At some downtown bars, World Cup games will be shown on TV, but Maryland sports won’t be forgotten. Pickles Pub by Camden Yards is designating some TVs for the World Cup and is showing Orioles games on the others, said Sandy Cotton, the pub’s vice president of sales. The bar will have happy hour pricing during World Cup games except when the Orioles are playing at home and will have certain beer and liquor specials throughout the tournament.

Baseball and football might be popular because of Baltimore’s home teams, but Ellicott City resident Josh Ganzermiller said soccer is a way of life in this state.
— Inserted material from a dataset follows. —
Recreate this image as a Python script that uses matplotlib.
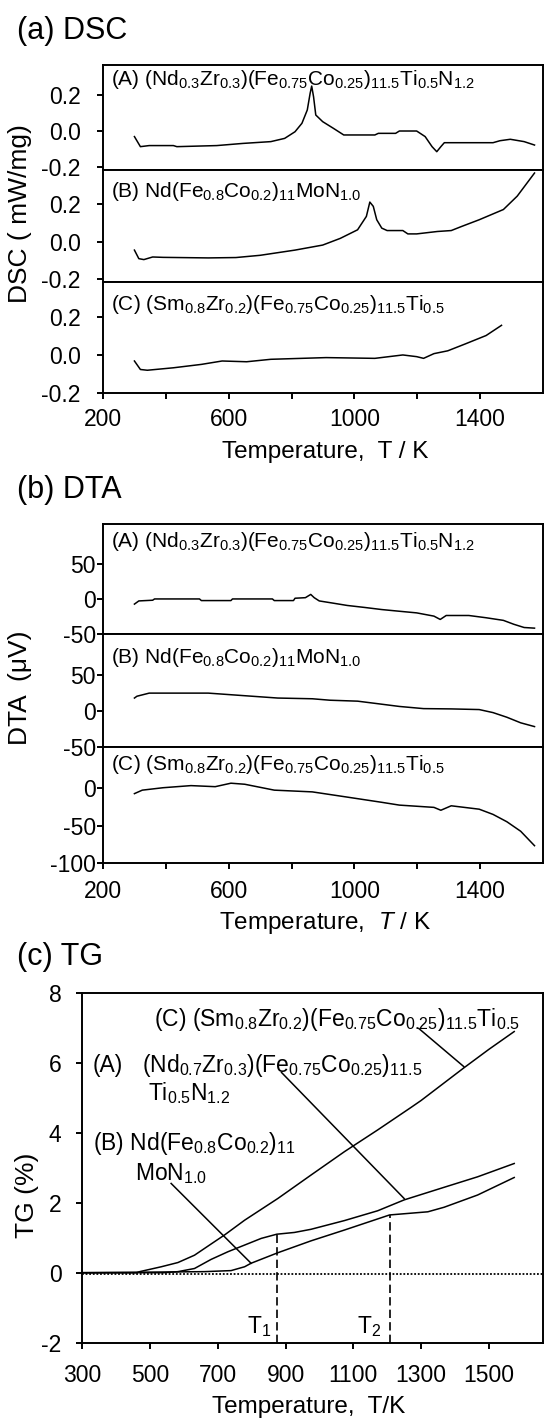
import matplotlib
matplotlib.use("Agg")
import matplotlib.pyplot as plt

plt.rcParams['font.family'] = ['Liberation Sans', 'DejaVu Sans']
plt.rcParams['mathtext.fontset'] = 'custom'
plt.rcParams['mathtext.rm'] = 'Liberation Sans'
plt.rcParams['mathtext.it'] = 'Liberation Sans:italic'
plt.rcParams['mathtext.bf'] = 'Liberation Sans:bold'
plt.rcParams['axes.unicode_minus'] = False

# ---------------- data ----------------
dsc_labels = [r"(A) (Nd$_{0.3}$Zr$_{0.3}$)(Fe$_{0.75}$Co$_{0.25}$)$_{11.5}$Ti$_{0.5}$N$_{1.2}$",
              r"(B) Nd(Fe$_{0.8}$Co$_{0.2}$)$_{11}$MoN$_{1.0}$",
              r"(C) (Sm$_{0.8}$Zr$_{0.2}$)(Fe$_{0.75}$Co$_{0.25}$)$_{11.5}$Ti$_{0.5}$"]

dsc_A_T = [300, 319, 347, 424, 435, 562, 645, 734, 778, 811, 833, 850, 859, 864, 870, 877, 899, 933,
           966, 1065, 1076, 1131, 1143, 1198, 1225, 1247, 1262, 1275, 1286, 1441, 1463, 1496, 1540, 1573]
dsc_A = [-0.031, -0.087, -0.081, -0.081, -0.087, -0.081, -0.069, -0.059, -0.041, -0.004, 0.043, 0.117,
         0.209, 0.25, 0.19, 0.089, 0.052, 0.015, -0.022, -0.022, -0.013, -0.013, 0.0, 0.0, -0.031, -0.087,
         -0.115, -0.087, -0.065, -0.065, -0.054, -0.046, -0.059, -0.078]

dsc_B_T = [300, 314, 330, 358, 391, 535, 623, 700, 811, 899, 955, 1010, 1038, 1049, 1060, 1071, 1087,
           1104, 1154, 1170, 1198, 1264, 1308, 1341, 1397, 1474, 1518, 1573]
dsc_B = [-0.045, -0.091, -0.096, -0.082, -0.084, -0.087, -0.085, -0.073, -0.045, -0.018, 0.018, 0.064,
         0.136, 0.213, 0.19, 0.118, 0.073, 0.06, 0.06, 0.042, 0.042, 0.055, 0.06, 0.082, 0.118, 0.173,
         0.245, 0.369]

dsc_C_T = [300, 319, 341, 424, 513, 579, 657, 734, 910, 1065, 1154, 1198, 1220, 1253, 1297, 1352, 1419, 1468]
dsc_C = [-0.032, -0.077, -0.081, -0.068, -0.05, -0.032, -0.036, -0.023, -0.014, -0.018, 0.0, -0.009,
         -0.018, 0.007, 0.022, 0.058, 0.103, 0.157]

dta_A_T = [300, 314, 358, 364, 507, 513, 607, 612, 739, 745, 806, 811, 844, 861, 872, 888, 933, 977,
           1032, 1087, 1143, 1198, 1253, 1273, 1292, 1364, 1419, 1474, 1507, 1540, 1573]
dta_A = [-7.3, -2.8, -1.8, 0, 0, -2.3, -2.3, 0, 0, -2.3, -2.3, 1, 1.8, 6.4, 1.8, -2.8, -6, -9.2, -12,
         -15, -17.4, -19.7, -24.3, -29, -23.4, -23.4, -26.6, -30.3, -35.8, -40.4, -41.3]

dta_B_T = [300, 308, 347, 535, 645, 756, 866, 922, 1010, 1065, 1143, 1220, 1308, 1397, 1441, 1485, 1529, 1573]
dta_B = [18, 20.5, 24.8, 24.8, 21.4, 18, 17, 15, 13.7, 10.7, 6.4, 3.4, 3, 2.1, -2.1, -8.5, -16.2, -21.4]

dta_C_T = [300, 325, 391, 480, 557, 607, 651, 745, 866, 977, 1087, 1143, 1253, 1275, 1308, 1397, 1441,
           1485, 1529, 1573]
dta_C = [-7.8, -3.2, 0, 2.8, 1.4, 6, 4.6, -3.2, -5.5, -12.4, -19.3, -23, -26, -29.8, -23.9, -28.4,
         -35.3, -45, -57.6, -76.7]

tg_C_T = [300, 460, 469, 533, 582, 631, 680, 720, 779, 877, 975, 1074, 1172, 1270, 1300, 1426, 1500, 1575]
tg_C = [0, 0, 0.03, 0.17, 0.29, 0.5, 0.82, 1.08, 1.5, 2.12, 2.79, 3.46, 4.08, 4.72, 4.92, 5.85, 6.38, 6.89]

tg_A_T = [300, 540, 582, 631, 680, 730, 779, 828, 874, 926, 975, 1074, 1172, 1250, 1368, 1467, 1575]
tg_A = [0, 0, 0.03, 0.12, 0.38, 0.6, 0.79, 0.98, 1.1, 1.15, 1.24, 1.49, 1.77, 2.08, 2.44, 2.74, 3.12]

tg_B_T = [300, 660, 739, 779, 798, 877, 975, 1074, 1207, 1320, 1368, 1467, 1575]
tg_B = [0, 0.03, 0.06, 0.17, 0.27, 0.57, 0.91, 1.22, 1.65, 1.74, 1.87, 2.22, 2.72]

# TG leader lines (T, TG)
lead_C = ([1293, 1426], [6.98, 5.89])
lead_A = ([888, 1250], [5.72, 2.12])
lead_B = ([562, 798], [2.55, 0.27])
T1, T1_top = 874, 1.1
T2, T2_top = 1207, 1.65

dsc_xticks = [200, 600, 1000, 1400]
dsc_xminor = [400, 800, 1200]
tg_xticks = [300, 500, 700, 900, 1100, 1300, 1500]
tg_yticks = [-2, 0, 2, 4, 6, 8]

# ---------------- layout ----------------
W, H = 545, 1420
fig = plt.figure(figsize=(W / 100, H / 100), dpi=100)


def rect(left, right, top, bottom):
    return [left / W, 1 - bottom / H, (right - left) / W, (bottom - top) / H]


LW_SP = 1.4
TICK_FS = 16.5
ANN_FS = 15
TITLE_FS = 22
XLAB_FS = 17.5
YLAB_FS = 19


def style(ax, show_x, ypad):
    for s in ax.spines.values():
        s.set_linewidth(LW_SP)
    ax.tick_params(direction='out', length=4, width=LW_SP, labelsize=TICK_FS)
    ax.tick_params(axis='y', pad=ypad)
    if not show_x:
        ax.tick_params(axis='x', which='both', bottom=False, labelbottom=False)


L, R = 103, 543
# ---- DSC ----
dsc_rows = [(65, 169.5, (-0.214, 0.367)), (169.5, 282.3, (-0.218, 0.388)), (282.3, 392.7, (-0.2, 0.385))]
dsc_data = [(dsc_A_T, dsc_A), (dsc_B_T, dsc_B), (dsc_C_T, dsc_C)]
dsc_text_y = [0.81, 0.759, 0.749]
for i, ((top, bot, yl), (tx, ty)) in enumerate(zip(dsc_rows, dsc_data)):
    ax = fig.add_axes(rect(L, R, top, bot))
    ax.plot(tx, ty, color='black', lw=1.1)
    ax.set_xlim(200, 1600)
    ax.set_ylim(*yl)
    ax.set_yticks([-0.2, 0.0, 0.2])
    ax.set_yticklabels(['-0.2', '0.0', '0.2'])
    ax.set_xticks(dsc_xticks)
    ax.set_xticks(dsc_xminor, minor=True)
    style(ax, i == 2, 12)
    if i == 2:
        ax.tick_params(axis='x', which='both', pad=7)
        ax.tick_params(axis='x', which='minor', length=4, width=LW_SP)
    ax.text(0.018, dsc_text_y[i], dsc_labels[i], transform=ax.transAxes, fontsize=ANN_FS,
            ha='left', va='baseline')

fig.text(17 / W, 1 - 31 / H, "(a) DSC", fontsize=TITLE_FS, ha='left', va='center')
fig.text(20 / W, 1 - 214 / H, "DSC ( mW/mg)", fontsize=YLAB_FS, rotation=90, ha='center', va='center')
fig.text(325 / W, 1 - 452 / H, "Temperature,  T / K", fontsize=XLAB_FS, ha='center', va='center')

# ---- DTA ----
dta_rows = [(524, 634.3, (-47, 106)), (634.3, 747.3, (-46, 106)), (747.3, 863.3, (-100, 53.5))]
dta_data = [(dta_A_T, dta_A), (dta_B_T, dta_B), (dta_C_T, dta_C)]
dta_ticks = [[-50, 0, 50], [-50, 0, 50], [-100, -50, 0]]
dta_text_y = [0.794, 0.743, 0.804]
for i, ((top, bot, yl), (tx, ty)) in enumerate(zip(dta_rows, dta_data)):
    ax = fig.add_axes(rect(L, R, top, bot))
    ax.plot(tx, ty, color='black', lw=1.1)
    ax.set_xlim(200, 1600)
    ax.set_ylim(*yl)
    ax.set_yticks(dta_ticks[i])
    ax.set_xticks(dsc_xticks)
    ax.set_xticks(dsc_xminor, minor=True)
    style(ax, i == 2, 1.0)
    if i == 2:
        ax.tick_params(axis='x', which='both', pad=8)
        ax.tick_params(axis='x', which='minor', length=4, width=LW_SP)
    ax.text(0.018, dta_text_y[i], dsc_labels[i], transform=ax.transAxes, fontsize=ANN_FS,
            ha='left', va='baseline')

fig.text(17 / W, 1 - 490 / H, "(b) DTA", fontsize=TITLE_FS, ha='left', va='center')
fig.text(20 / W, 1 - 688 / H, "DTA  (\u03bcV)", fontsize=YLAB_FS, rotation=90, ha='center', va='center')
fig.text(325 / W, 1 - 923 / H, "Temperature,  $T$ / K", fontsize=XLAB_FS, ha='center', va='center')

# ---- TG ----
ax = fig.add_axes(rect(82.4, 543, 992.7, 1342.7))
ax.plot(tg_C_T, tg_C, color='black', lw=1.1)
ax.plot(tg_A_T, tg_A, color='black', lw=1.1)
ax.plot(tg_B_T, tg_B, color='black', lw=1.1)
ax.axhline(-0.05, color='black', lw=1.3, ls=(0, (1, 1)))
ax.plot(*lead_C, color='black', lw=1.1)
ax.plot(*lead_A, color='black', lw=1.1)
ax.plot(*lead_B, color='black', lw=1.1)
ax.vlines([T1, T2], -2, [T1_top, T2_top], colors='black', lw=1.2, linestyles=(0, (5, 2.5)))
ax.set_xlim(300, 1660)
ax.set_ylim(-2, 8)
ax.set_xticks(tg_xticks)
ax.set_yticks(tg_yticks)
style(ax, True, 11)
ax.tick_params(axis='x', pad=11)
TG_FS = 16.5
ax.text(511, 7.05, r"(C) (Sm$_{0.8}$Zr$_{0.2}$)(Fe$_{0.75}$Co$_{0.25}$)$_{11.5}$Ti$_{0.5}$",
        fontsize=TG_FS, ha='left', va='baseline')
ax.text(331, 5.74, "(A)", fontsize=TG_FS, ha='left', va='baseline')
ax.text(477, 5.74, r"(Nd$_{0.7}$Zr$_{0.3}$)(Fe$_{0.75}$Co$_{0.25}$)$_{11.5}$",
        fontsize=TG_FS, ha='left', va='baseline')
ax.text(493, 4.93, r"Ti$_{0.5}$N$_{1.2}$", fontsize=TG_FS, ha='left', va='baseline')
ax.text(331, 3.51, r"(B) Nd(Fe$_{0.8}$Co$_{0.2}$)$_{11}$", fontsize=TG_FS, ha='left', va='baseline')
ax.text(454, 2.65, r"MoN$_{1.0}$", fontsize=TG_FS, ha='left', va='baseline')
ax.text(821, -1.55, r"T$_1$", fontsize=TG_FS, ha='center', va='center')
ax.text(1148, -1.55, r"T$_2$", fontsize=TG_FS, ha='center', va='center')

fig.text(17 / W, 1 - 957 / H, "(c) TG", fontsize=TITLE_FS, ha='left', va='center')
fig.text(27 / W, 1 - 1195 / H, "TG (%)", fontsize=YLAB_FS, rotation=90, ha='center', va='center')
fig.text(309 / W, 1 - 1407 / H, "Temperature,  T/K", fontsize=XLAB_FS, ha='center', va='center')

fig.savefig("out.png", dpi=100)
He grew up playing soccer in Parkville and became a fan of the U.S. national team after the 2006 World Cup.

A few years ago, Ganzermiller walked into Slainte and met the American Outlaws Baltimore Brigade. Back then, about 20 people attended the watch parties. Now, Ganzermiller is the club’s president, and about 300 people are paying members.

“We watch every game at Slainte, whether it’s a friendly match or a qualifier game,” Ganzermiller said. “We’ll always be there with the sound on, drinking a beer and having a good time.”

This weekend, Ganzermiller and a few others from his crew will fly to Brazil to cheer on the U.S. team.

But for those who can’t make it to the Ghana-U.S. match Monday, Dely said, the city’s bars might provide the right atmosphere.

Four years ago, soccer fans packed Slainte for the U.S. vs. England group play match in the 2010 World Cup.

It was 2:45 on a June afternoon, and the bar had been at capacity since 10:30 a.m. Downstairs, U.S. fans outnumbered the English, 3-to-1, and patrons chanted and sang back and forth until the game ended in a draw. The match took place more than 8,000 miles away in Rustenburg, South Africa, but the bar felt like a stadium, Dely said.

During yesterday’s opening World Cup match pitting Brazil against Croatia, Dely glanced around the room. More than 200 people packed into the bar, and they were singing and clapping.

“We have red and yellow cards in case the fans get unruly,” Dely said, flashing a card at a patron to make her sit down. “It’s more of a game.”